ネーザルハイフローの有用性

感染と直接関係はないのですが・・・

大好きな(笑)ネーザルハイフローのペーパーを見つけましたので。

 

ネーザルハイフローは加温・加湿した酸素を太い経鼻カニューラで投与する方法です(専用の器具があります)。従来でいうとマスクで多めの酸素がいったり、リザーバーマスクが必要となる症例に使われます。

マスクより患者さんは楽だし、酸素化も保ちやすいし、ずれることも少ないし、医師も看護師も管理がしやすいです。

治療中の患者のQOL改善のみならず、予後も改善したと感じられる症例に出会っています。実感として、これはよい!のです。

日本でも購入できますが、保険点数上の配慮がないので、病院の負担(機器代、酸素代)が増えます。これが問題ではあります。

 

ここから、paperの内容を。

 

方法:

 PaO2/FiO2<300mmHgの呼吸不全を対象に、酸素投与方法を、ネーザルハイフロー群、マスクでの酸素投与群、NPPV群にランダムに割りつけた。

結果:

◯挿管率はネーザルハイフロー群38%、マスク群47%、NPPV群50%で有意差はなかった。

◯Ventilator-free days(エントリー後28日間の)はネーザルハイフロー群が有意に長かった(24±8、22±10、19±12)

◯90日目の死亡のハザードリスクは、ネーザルハイフロー群に対してマスク群(2.01, 95%CI 1.01-3.99)、NPPV群(2.50, 95%CI 1.31-4.78)が高かった。


N Engl J Med 2015;372:2185-96

 

コメントをお書きください

コメント: 2
  • #1

    39歳 非糖尿病 (金曜日, 29 1月 2016 16:26)

    ひさしぶりにこのブログに来たら更新されていたのでうれしくなってコメントします。
    僕のイメージでは、通常のO2投与でコントロールが困難なレベルの低酸素(ventilationにするかどうかで悩むくらいの症例)にnasal high flowは使うのかと思っていました。
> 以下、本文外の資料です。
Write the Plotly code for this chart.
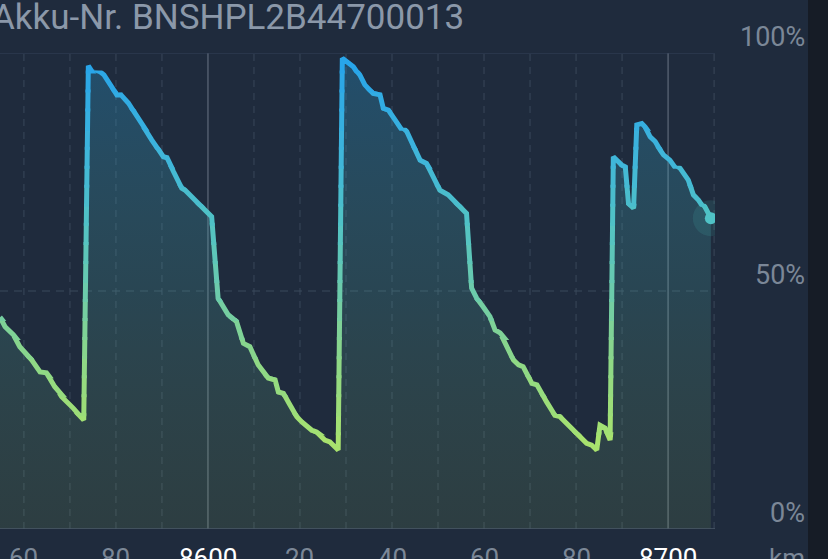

中等度以上の低酸素で有効なんですね・・
    勉強になります。ただし、やはりO2 maskで可能な症例などではやや面倒ではありませんか?

  • #2

    管理人 (土曜日, 30 1月 2016 12:27)

    酸素マスク投与が必要(酸素化がnasal4-5lで保てない)患者さんでは、ネーザルハイフローが有用と思います。

    ◯一般に、ネーザルハイフローの方が患者さんが楽です。そのまましゃべれるし、食事も食べられます。
    ◯ネーザルハイフローの方が酸素化が安定する(マスクよりも、ずれが問題になることが少ない)
    ◯ネーザルハイフローでは呼気の再呼吸が減る。
    ◯少しですがPEEPがかかる
    など、マスクより良いことの方が多いと思います。

    たしかに、はじめのセッティングは必要ですが、あとの管理は楽です。
    数人やってみると、きっとその良さが実感できると思います。